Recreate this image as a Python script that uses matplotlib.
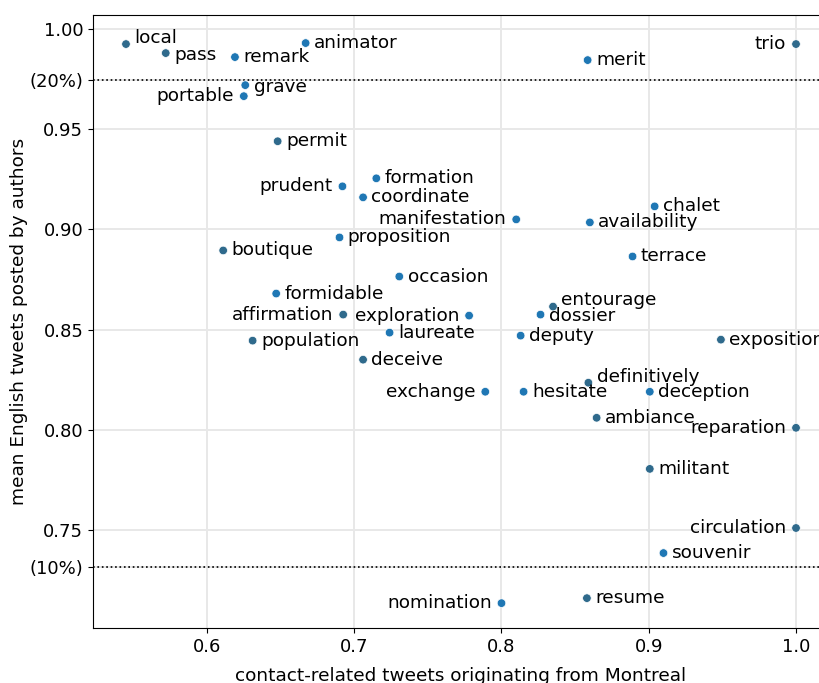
import matplotlib
matplotlib.use("Agg")
import matplotlib.pyplot as plt

# words and their coordinates
words = ['local', 'pass', 'remark', 'animator', 'grave', 'portable', 'permit',
         'prudent', 'formation', 'coordinate', 'merit', 'trio', 'boutique',
         'proposition', 'occasion', 'formidable', 'affirmation', 'population',
         'laureate', 'deceive', 'manifestation', 'chalet', 'availability',
         'terrace', 'entourage', 'dossier', 'exploration', 'deputy', 'exposition',
         'definitively', 'hesitate', 'exchange', 'deception', 'ambiance',
         'reparation', 'militant', 'circulation', 'souvenir', 'nomination', 'resume']
montreal = [0.545, 0.572, 0.619, 0.667, 0.626, 0.625, 0.648,
            0.692, 0.715, 0.706, 0.8585, 1.0, 0.611,
            0.690, 0.7306, 0.647, 0.6925, 0.631,
            0.724, 0.706, 0.810, 0.904, 0.860,
            0.889, 0.835, 0.8265, 0.778, 0.813, 0.949,
            0.859, 0.815, 0.789, 0.9007, 0.8646,
            1.0, 0.9007, 1.0, 0.910, 0.800, 0.858]
english = [0.9925, 0.988, 0.986, 0.993, 0.972, 0.9665, 0.944,
           0.9215, 0.9255, 0.916, 0.9845, 0.9925, 0.8895,
           0.896, 0.8765, 0.868, 0.8575, 0.8445,
           0.8485, 0.835, 0.905, 0.9115, 0.9035,
           0.8865, 0.8615, 0.8575, 0.857, 0.847, 0.845,
           0.8235, 0.819, 0.819, 0.819, 0.806,
           0.801, 0.7805, 0.751, 0.7385, 0.7135, 0.716]

pct20 = 0.9746
pct10 = 0.7317

# labels placed on the left of their point
left_side = {'portable', 'prudent', 'manifestation', 'affirmation', 'exploration',
             'exchange', 'trio', 'reparation', 'circulation', 'nomination'}
# vertical nudges (pixels, + is up)
nudge = {'local': 6, 'definitively': 6, 'entourage': 7, 'grave': -2, 'pass': -2,
         'dossier': -1}
darker = {'local', 'pass', 'permit', 'boutique', 'population', 'deceive',
          'exposition', 'definitively', 'entourage', 'circulation', 'reparation',
          'trio', 'militant', 'ambiance', 'resume', 'affirmation'}

fs = 13.3

fig = plt.figure(figsize=(8.2, 6.83), dpi=100)
ax = fig.add_axes([93 / 820, 55 / 683, 736 / 820, 613 / 683])

colors = ['#2f6a8c' if w in darker else '#1f77b4' for w in words]
ax.scatter(montreal, english, s=38, c=colors, edgecolor='white', linewidth=0.5, zorder=3)

for w, x, y in zip(words, montreal, english):
    dy = nudge.get(w, 0) * 0.72
    if w in left_side:
        ax.annotate(w, (x, y), xytext=(-7, dy), textcoords='offset points',
                    ha='right', va='center', fontsize=fs, zorder=4)
    else:
        ax.annotate(w, (x, y), xytext=(6, dy), textcoords='offset points',
                    ha='left', va='center', fontsize=fs, zorder=4)

ax.axhline(pct20, color='black', linestyle=':', linewidth=1.2, zorder=2)
ax.axhline(pct10, color='black', linestyle=':', linewidth=1.2, zorder=2)

ax.set_xlim(0.5226, 1.0224)
ax.set_ylim(0.7011, 1.007)
ax.set_xticks([0.6, 0.7, 0.8, 0.9, 1.0])
ax.set_xticklabels(['0.6', '0.7', '0.8', '0.9', '1.0'])
ax.set_yticks([0.75, pct10, 0.80, 0.85, 0.90, 0.95, pct20, 1.00])
ax.set_yticklabels(['0.75', '(10%)', '0.80', '0.85', '0.90', '0.95', '(20%)', '1.00'])
ax.tick_params(labelsize=13)
ax.grid(True, color='#e8e8e8', linewidth=1.4, zorder=0)
ax.set_axisbelow(True)
ax.spines['right'].set_visible(False)

ax.set_xlabel('contact-related tweets originating from Montreal', fontsize=fs, labelpad=8)
ax.set_ylabel('mean English tweets posted by authors', fontsize=fs, labelpad=1)

fig.savefig('out.png', dpi=100)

• WHAT YOU NEED TO DO: Without including any pictures, reproduce the listing exactly.

• OUTPUT OF THE TASK:
Recreate this image as a Python script that uses matplotlib.
import matplotlib
matplotlib.use("Agg")
import matplotlib.pyplot as plt

# words and their coordinates
words = ['local', 'pass', 'remark', 'animator', 'grave', 'portable', 'permit',
         'prudent', 'formation', 'coordinate', 'merit', 'trio', 'boutique',
         'proposition', 'occasion', 'formidable', 'affirmation', 'population',
         'laureate', 'deceive', 'manifestation', 'chalet', 'availability',
         'terrace', 'entourage', 'dossier', 'exploration', 'deputy', 'exposition',
         'definitively', 'hesitate', 'exchange', 'deception', 'ambiance',
         'reparation', 'militant', 'circulation', 'souvenir', 'nomination', 'resume']
montreal = [0.545, 0.572, 0.619, 0.667, 0.626, 0.625, 0.648,
            0.692, 0.715, 0.706, 0.8585, 1.0, 0.611,
            0.690, 0.7306, 0.647, 0.6925, 0.631,
            0.724, 0.706, 0.810, 0.904, 0.860,
            0.889, 0.835, 0.8265, 0.778, 0.813, 0.949,
            0.859, 0.815, 0.789, 0.9007, 0.8646,
            1.0, 0.9007, 1.0, 0.910, 0.800, 0.858]
english = [0.9925, 0.988, 0.986, 0.993, 0.972, 0.9665, 0.944,
           0.9215, 0.9255, 0.916, 0.9845, 0.9925, 0.8895,
           0.896, 0.8765, 0.868, 0.8575, 0.8445,
           0.8485, 0.835, 0.905, 0.9115, 0.9035,
           0.8865, 0.8615, 0.8575, 0.857, 0.847, 0.845,
           0.8235, 0.819, 0.819, 0.819, 0.806,
           0.801, 0.7805, 0.751, 0.7385, 0.7135, 0.716]

pct20 = 0.9746
pct10 = 0.7317

# labels placed on the left of their point
left_side = {'portable', 'prudent', 'manifestation', 'affirmation', 'exploration',
             'exchange', 'trio', 'reparation', 'circulation', 'nomination'}
# vertical nudges (pixels, + is up)
nudge = {'local': 6, 'definitively': 6, 'entourage': 7, 'grave': -2, 'pass': -2,
         'dossier': -1}
darker = {'local', 'pass', 'permit', 'boutique', 'population', 'deceive',
          'exposition', 'definitively', 'entourage', 'circulation', 'reparation',
          'trio', 'militant', 'ambiance', 'resume', 'affirmation'}

fs = 13.3

fig = plt.figure(figsize=(8.2, 6.83), dpi=100)
ax = fig.add_axes([93 / 820, 55 / 683, 736 / 820, 613 / 683])

colors = ['#2f6a8c' if w in darker else '#1f77b4' for w in words]
ax.scatter(montreal, english, s=38, c=colors, edgecolor='white', linewidth=0.5, zorder=3)

for w, x, y in zip(words, montreal, english):
    dy = nudge.get(w, 0) * 0.72
    if w in left_side:
        ax.annotate(w, (x, y), xytext=(-7, dy), textcoords='offset points',
                    ha='right', va='center', fontsize=fs, zorder=4)
    else:
        ax.annotate(w, (x, y), xytext=(6, dy), textcoords='offset points',
                    ha='left', va='center', fontsize=fs, zorder=4)

ax.axhline(pct20, color='black', linestyle=':', linewidth=1.2, zorder=2)
ax.axhline(pct10, color='black', linestyle=':', linewidth=1.2, zorder=2)

ax.set_xlim(0.5226, 1.0224)
ax.set_ylim(0.7011, 1.007)
ax.set_xticks([0.6, 0.7, 0.8, 0.9, 1.0])
ax.set_xticklabels(['0.6', '0.7', '0.8', '0.9', '1.0'])
ax.set_yticks([0.75, pct10, 0.80, 0.85, 0.90, 0.95, pct20, 1.00])
ax.set_yticklabels(['0.75', '(10%)', '0.80', '0.85', '0.90', '0.95', '(20%)', '1.00'])
ax.tick_params(labelsize=13)
ax.grid(True, color='#e8e8e8', linewidth=1.4, zorder=0)
ax.set_axisbelow(True)
ax.spines['right'].set_visible(False)

ax.set_xlabel('contact-related tweets originating from Montreal', fontsize=fs, labelpad=8)
ax.set_ylabel('mean English tweets posted by authors', fontsize=fs, labelpad=1)

fig.savefig('out.png', dpi=100)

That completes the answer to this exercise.